Christophe et le vélo
Conscient du tournant écologiste de ces dernières années et envisageant souvent la politique comme un plan marketing visant à séduire le citoyen-consommateur, Christophe Bouchet a bien compris qu’il lui fallait montrer patte verte. Ainsi, il a dû débaucher quelques « écologistes » très light comme Céline Delagarde, parfois même passés par LREM, tel David Chollet, qu’il s’agira de mettre un peu en avant pour donner des gages.
Au-delà, il a fallu verdir le candidat lui-même, catapulté dans sa plaquette de présentation « membre fondateur de Génération Ecologie » – sans qu’il soit vraiment possible de trouver des précisions à ce sujet sur Internet – mais aussi de verdir le programme, sans sombrer dans l’écueil de « l’écologie punitive » invoquée à tout bout de champ pour agiter le spectre affreux de la décroissance soit-disant portée par le candidat EELV Emmanuel Denis. Pour réussir ce grand écart, c’est le vélo qui est mis à l’honneur : communication, vélos spéciaux de campagne et discours creux au sujet des deux roues sont de la partie, en petit braquet.
Mention spéciale à la mise en place de pistes cyclables improvisées en catastrophe dans la perspective des élections, par exemple ici rue des Tanneurs – oui, c’est le truc bordé de plots blancs, la piste cyclable -.

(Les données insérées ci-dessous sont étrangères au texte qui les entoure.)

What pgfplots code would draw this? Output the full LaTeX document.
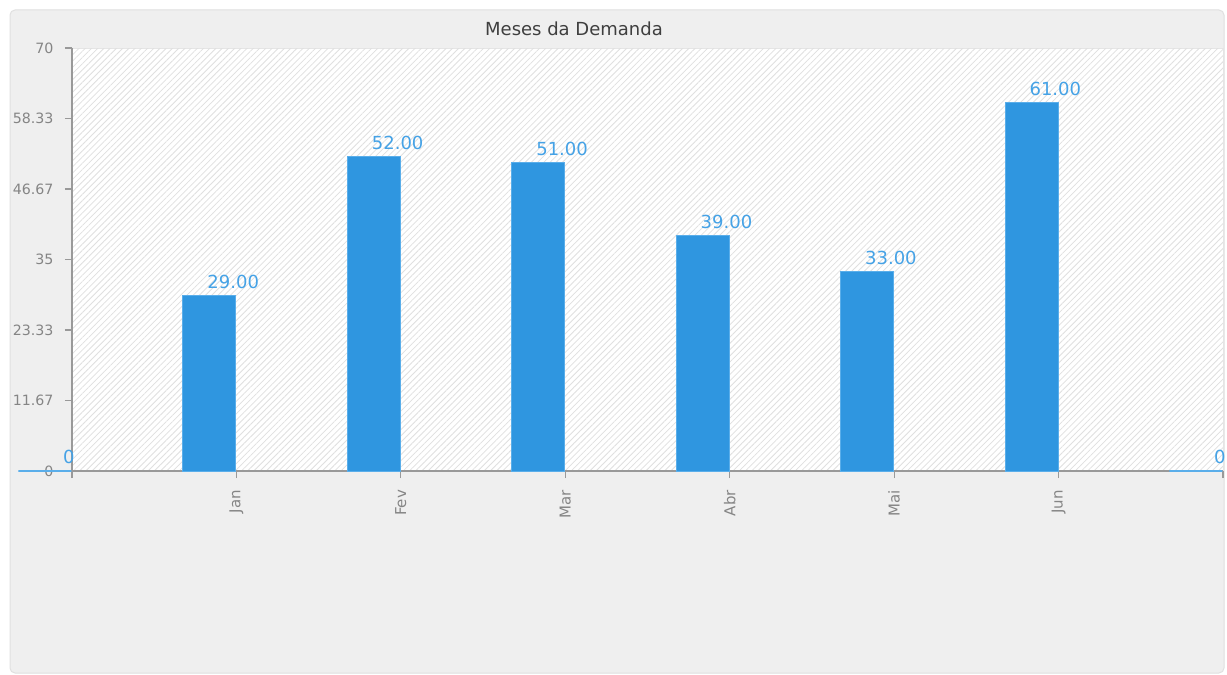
\documentclass[border=0pt]{standalone}
\usepackage{pgfplots}
\pgfplotsset{compat=1.18}
\usepackage{fontspec}
\setmainfont{DejaVu Sans}
\usetikzlibrary{patterns.meta}
\definecolor{barblue}{HTML}{2F96E0}
\definecolor{edgeblue}{HTML}{5AAEEA}
\definecolor{lblblue}{HTML}{45A2E6}
\definecolor{panel}{HTML}{EFEFEF}
\definecolor{axgray}{HTML}{999999}
\definecolor{ticktext}{HTML}{858585}
\definecolor{titlegray}{HTML}{3F3F3F}
\begin{document}
\begin{tikzpicture}
\fill[white] (-36pt,-102pt) rectangle (577.5pt,235.5pt);
\filldraw[fill=panel, draw=black!12, line width=0.5pt, rounded corners=2.5pt] (-31pt,-101pt) rectangle (576pt,230.5pt);
\begin{axis}[
  at={(0pt,0pt)}, anchor=south west,
  scale only axis,
  width=575.5pt, height=211.5pt,
  xmin=0, xmax=7, ymin=0, ymax=70,
  clip=false,
  axis x line*=bottom, axis y line*=left,
  axis line style={axgray, line width=0.6pt, -},
  tick align=outside,
  major tick length=3.5pt,
  tick style={axgray, line width=0.6pt},
  ytick={0,11.67,23.33,35,46.67,58.33,70},
  yticklabels={0,11.67,23.33,35,46.67,58.33,70},
  xtick={0,1,2,3,4,5,6,7},
  xticklabels={,Jan,Fev,Mar,Abr,Mai,Jun,},
  /pgf/number format/assume math mode=true,
  y tick label style={font=\fontsize{7.1}{8}\selectfont, text=ticktext, xshift=-2.2pt},
  x tick label style={font=\fontsize{7.5}{8}\selectfont, text=ticktext, rotate=90, anchor=east, xshift=-2.5pt},
  axis background/.style={fill=white, draw=black!10, line width=0.4pt,
     postaction={pattern={Lines[angle=45,distance=2.2pt,line width=0.4pt]}, pattern color=black!12}},
]
\addplot[ybar, fill=barblue, draw=edgeblue, line width=0.5pt, bar width=26.5pt, bar shift=-13.5pt]
  table {
x y
1 29
2 52
3 51
4 39
5 33
6 61
};
\addplot[ybar, fill=barblue, draw=edgeblue, line width=1pt, bar width=26.5pt, bar shift=-13.5pt]
  table {
x y
0 0
7 0
};
\addplot[draw=none, mark=none, nodes near coords, point meta=explicit symbolic,
  nodes near coords style={font=\fontsize{9}{10}\selectfont, text=lblblue, anchor=south, inner sep=0pt, yshift=3.2pt, xshift=-1.6pt}]
  table[meta=label] {
x y label
0 0 0
1 29 29.00
2 52 52.00
3 51 51.00
4 39 39.00
5 33 33.00
6 61 61.00
7 0 0
};
\end{axis}
\node[font=\fontsize{9}{10}\selectfont, text=titlegray] at (251pt,221pt) {Meses da Demanda};
\pgfresetboundingbox
\useasboundingbox (-36pt,-102pt) rectangle (577.5pt,235.5pt);
\end{tikzpicture}
\end{document}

Détails cocasses, une citoyenne m’a signalé que son voisin – membre de l’équipe Bouchet – cherchait déjà à revendre un vélo de campagne, pour 30 euros. De même, M. Bouchet est réputé avoir un garage bien garni, avec quelques grosses cylindrée et même une Rolls Royce, peu réputée pour son caractère économe et nature-friendly. Preuve d’une « pensée complexe » au sujet de la petite reine, sans aucun doute. Un peu comme Loïc Guilpain, délégué des Jeunes Avec Macron (JAM) intégré à la liste en suivant Benoist Pierre, apôtre du progressisme et de l’écologie pragmatique, mais par ailleurs, grand amoureux des sports mécaniques.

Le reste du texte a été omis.